“A distant echo. Of faraway voices boarding faraway trains…”
The Jam’s classic single “Down In The Tube Station at Midnight” evokes a very real fear – not completely eroded – of being trapped in a violent situation late at night in London’s Victorian underground network.
It reminds me very much of my first extended stay in London, staying in some dolehouse B&B in Bayswater and just riding out on the London Underground to watch some obscure rock band in some obscure pub in the distant suburbs of London. I did that nightly – a habit that returned when I moved to London to live in the early 80s. The girl I’d moved there with had left to move back up north, and I just couldn’t sleep…
I’d ride the underground – the tube – just for the fun of it half the time. I remember doing the whole of the circle line just to say I’d done it, and ended up stuck in a closed station more than once -hopping off the last train only to find the station had chained up already.
That’s the ambiance of Down In The Tube Station at Midnight. The rumble and echo of the tunnels, the heavy grease, diesel and hydraulic fluid odours that mixed with old fags and urine. all heady stuff. The more labyrinthine stations were particularly atmospheric, to the point of being downright spooky. The Elephant and Castle. Stockwell. Kings Cross.

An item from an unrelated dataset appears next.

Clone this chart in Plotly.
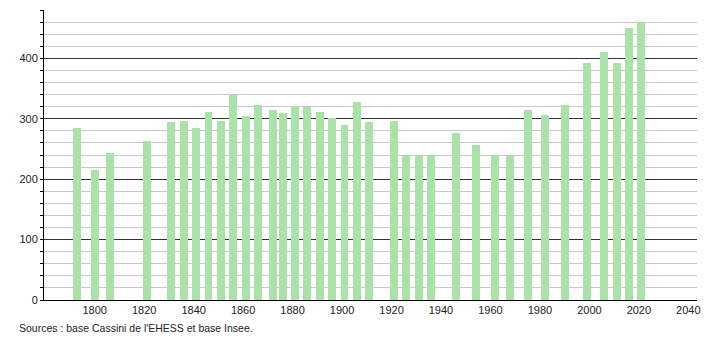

I’d personally been spooked by the stories of the Moorgate Trail disaster earlier in the seventies. I was still a paper lad in those days and to see the same face on every paper I delivered on every red top tabloid was unnerving.

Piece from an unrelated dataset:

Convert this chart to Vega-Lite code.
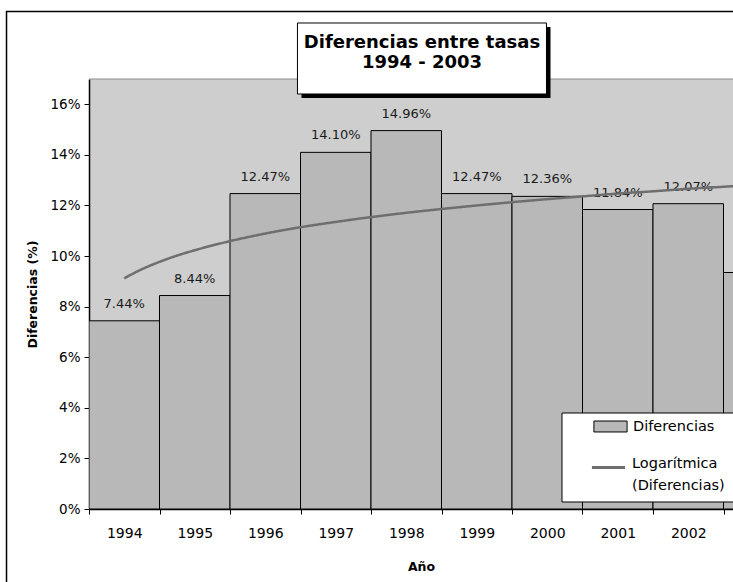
{
  "$schema": "https://vega.github.io/schema/vega-lite/v6.json",
  "width": 644,
  "height": 430,
  "autosize": {"type": "none"},
  "padding": {"left": 89, "top": 79, "right": 0, "bottom": 73},
  "background": "white",
  "config": {
    "view": {"fill": "#cecece", "stroke": null},
    "font": "DejaVu Sans",
    "style": {"guide-label": {"lineHeight": 22}},
    "axis": {"grid": false, "domainColor": "#000000", "tickColor": "#000000", "labelColor": "#000000", "titleColor": "#000000", "labelFont": "DejaVu Sans", "titleFont": "DejaVu Sans", "domainWidth": 1.5, "tickWidth": 1}
  },
  "datasets": {
    "bars": [
      {"year": 1994, "diff": 0.0744},
      {"year": 1995, "diff": 0.0844},
      {"year": 1996, "diff": 0.1247},
      {"year": 1997, "diff": 0.1410},
      {"year": 1998, "diff": 0.1496},
      {"year": 1999, "diff": 0.1247},
      {"year": 2000, "diff": 0.1236},
      {"year": 2001, "diff": 0.1184},
      {"year": 2002, "diff": 0.1207},
      {"year": 2003, "diff": 0.0935}
    ],
    "trend": [
      {"year": 1994, "v": 0.0912},
      {"year": 1994.25, "v": 0.0948},
      {"year": 1994.5, "v": 0.0977},
      {"year": 1994.75, "v": 0.1002},
      {"year": 1995, "v": 0.1023},
      {"year": 1995.5, "v": 0.1059},
      {"year": 1996, "v": 0.1089},
      {"year": 1996.5, "v": 0.1114},
      {"year": 1997, "v": 0.1135},
      {"year": 1997.5, "v": 0.1154},
      {"year": 1998, "v": 0.1171},
      {"year": 1998.5, "v": 0.1186},
      {"year": 1999, "v": 0.1200},
      {"year": 1999.5, "v": 0.1213},
      {"year": 2000, "v": 0.1225},
      {"year": 2000.5, "v": 0.1236},
      {"year": 2001, "v": 0.1247},
      {"year": 2001.5, "v": 0.1256},
      {"year": 2002, "v": 0.1266},
      {"year": 2002.5, "v": 0.1274},
      {"year": 2003, "v": 0.1283},
      {"year": 2003.5, "v": 0.1290}
    ]
  },
  "layer": [
    {
      "data": {"name": "bars"},
      "mark": {"type": "bar", "orient": "vertical", "width": 70.5, "stroke": "#000000", "strokeWidth": 1, "clip": true},
      "encoding": {
        "x": {
          "field": "year", "type": "quantitative",
          "scale": {"domain": [1993.5, 2003.5], "range": [0, 705], "nice": false, "zero": false, "padding": 0},
          "axis": {
            "values": [1993.5, 1994.5, 1995.5, 1996.5, 1997.5, 1998.5, 1999.5, 2000.5, 2001.5, 2002.5, 2003.5],
            "labelExpr": "datum.value < 2002 ? format(datum.value + 0.5, 'd') : ''",
            "labelOffset": 35.25, "tickSize": 5, "labelFontSize": 14, "labelPadding": 12,
            "labelOverlap": false, "labelBound": false, "labelFlush": false,
            "title": "Año", "titleFontSize": 12.5, "titleFontWeight": "bold", "titleX": 332, "titlePadding": 20
          }
        },
        "y": {
          "field": "diff", "type": "quantitative",
          "scale": {"domain": [0, 0.17], "nice": false, "padding": 0},
          "axis": {
            "values": [0, 0.02, 0.04, 0.06, 0.08, 0.1, 0.12, 0.14, 0.16],
            "format": ".0%", "tickSize": 5, "labelFontSize": 13.5, "labelPadding": 4,
            "title": "Diferencias (%)", "titleFontSize": 12.5, "titleFontWeight": "bold", "titlePadding": 10
          }
        },
        "color": {
          "datum": "Diferencias", "type": "nominal",
          "scale": {"domain": ["Diferencias"], "range": ["#b8b8b8"]},
          "legend": {
            "orient": "none", "legendX": 504, "legendY": 330, "title": null, "padding": 0,
            "symbolType": "M-1,-0.33H1V0.33H-1Z", "symbolSize": 1100,
            "symbolStrokeColor": "#000000", "symbolStrokeWidth": 1, "symbolOpacity": 1,
            "labelOffset": 5, "labelFont": "DejaVu Sans", "labelFontSize": 14.5, "labelColor": "#000000", "labelLimit": 0
          }
        }
      }
    },
    {
      "data": {"values": [{}]},
      "mark": {"type": "rule", "color": "#8c8c8c", "strokeWidth": 1},
      "encoding": {
        "y": {"datum": 0.17, "type": "quantitative"}
      }
    },
    {
      "data": {"name": "bars"},
      "transform": [{"filter": "datum.year < 2003"}],
      "mark": {"type": "text", "baseline": "alphabetic", "dy": -13, "fontSize": 13, "color": "#1a1a1a", "font": "DejaVu Sans"},
      "encoding": {
        "x": {"field": "year", "type": "quantitative"},
        "y": {"field": "diff", "type": "quantitative"},
        "text": {"field": "diff", "type": "quantitative", "format": ".2%"}
      }
    },
    {
      "data": {"name": "trend"},
      "mark": {"type": "line", "strokeWidth": 2.5, "interpolate": "monotone", "clip": true, "color": "#6e6e6e"},
      "encoding": {
        "x": {"field": "year", "type": "quantitative"},
        "y": {"field": "v", "type": "quantitative"},
        "strokeDash": {
          "datum": "Logarítmica (Diferencias)", "type": "nominal",
          "scale": {"domain": ["Logarítmica (Diferencias)"], "range": [[1, 0]]},
          "legend": {
            "orient": "none", "legendX": 501, "legendY": 370, "title": null, "padding": 0,
            "symbolType": "stroke", "symbolSize": 1100,
            "symbolStrokeColor": "#6e6e6e", "symbolStrokeWidth": 3, "symbolOpacity": 1,
            "labelOffset": 5, "labelFont": "DejaVu Sans", "labelFontSize": 14.5, "labelColor": "#000000", "labelLimit": 0,
            "labelBaseline": "alphabetic",
            "labelExpr": "['Logarítmica', '(Diferencias)']"
          }
        }
      }
    },
    {
      "data": {"values": [{}]},
      "mark": {"type": "rect", "fill": "#ffffff", "stroke": "#000000", "strokeWidth": 1, "clip": false},
      "encoding": {
        "x": {"datum": 2000.209, "type": "quantitative"},
        "x2": {"datum": 2015},
        "y": {"datum": 0.03795, "type": "quantitative"},
        "y2": {"datum": 0.00277}
      }
    },
    {
      "data": {"values": [{}]},
      "mark": {"type": "rect", "fill": "#000000", "clip": false},
      "encoding": {
        "x": {"datum": 1996.514, "type": "quantitative"},
        "x2": {"datum": 2000.046},
        "y": {"datum": 0.19056, "type": "quantitative"},
        "y2": {"datum": 0.16249}
      }
    },
    {
      "data": {"values": [{}]},
      "mark": {"type": "rect", "fill": "#ffffff", "stroke": "#000000", "strokeWidth": 1, "clip": false},
      "encoding": {
        "x": {"datum": 1996.457, "type": "quantitative"},
        "x2": {"datum": 1999.989},
        "y": {"datum": 0.19214, "type": "quantitative"},
        "y2": {"datum": 0.16407}
      }
    },
    {
      "data": {"values": [{}]},
      "mark": {"type": "text", "text": "Diferencias entre tasas", "font": "DejaVu Sans", "fontWeight": "bold", "fontSize": 18, "baseline": "middle", "align": "center", "color": "#000000", "clip": false},
      "encoding": {
        "x": {"datum": 1998.223, "type": "quantitative"},
        "y": {"datum": 0.18443, "type": "quantitative"}
      }
    },
    {
      "data": {"values": [{}]},
      "mark": {"type": "text", "text": "1994 - 2003", "font": "DejaVu Sans", "fontWeight": "bold", "fontSize": 18, "baseline": "middle", "align": "center", "color": "#000000", "clip": false},
      "encoding": {
        "x": {"datum": 1998.223, "type": "quantitative"},
        "y": {"datum": 0.17613, "type": "quantitative"}
      }
    },
    {
      "data": {"values": [{}]},
      "mark": {"type": "rect", "fill": null, "fillOpacity": 0, "stroke": "#000000", "strokeWidth": 1.5, "clip": false},
      "encoding": {
        "x": {"datum": 1992.33, "type": "quantitative"},
        "x2": {"datum": 2015},
        "y": {"datum": 0.19669, "type": "quantitative"},
        "y2": {"datum": -0.1}
      }
    }
  ]
}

Occasionally I’d find myself on that same Moorgate platform and would wonder about the driver, Leslie Newson, who seemingly drove his train at high speed right into the end of a dead-end tunnel.
Down In The Tube Station tells a vivid story, and it brings back memories of being the last guy out of Camden Town, out of Old Street, out of Kings Cross. The irony of this recording is that rarely did the underground run as late as midnight, but, as this film clip shows, the atmosphere was very well caught.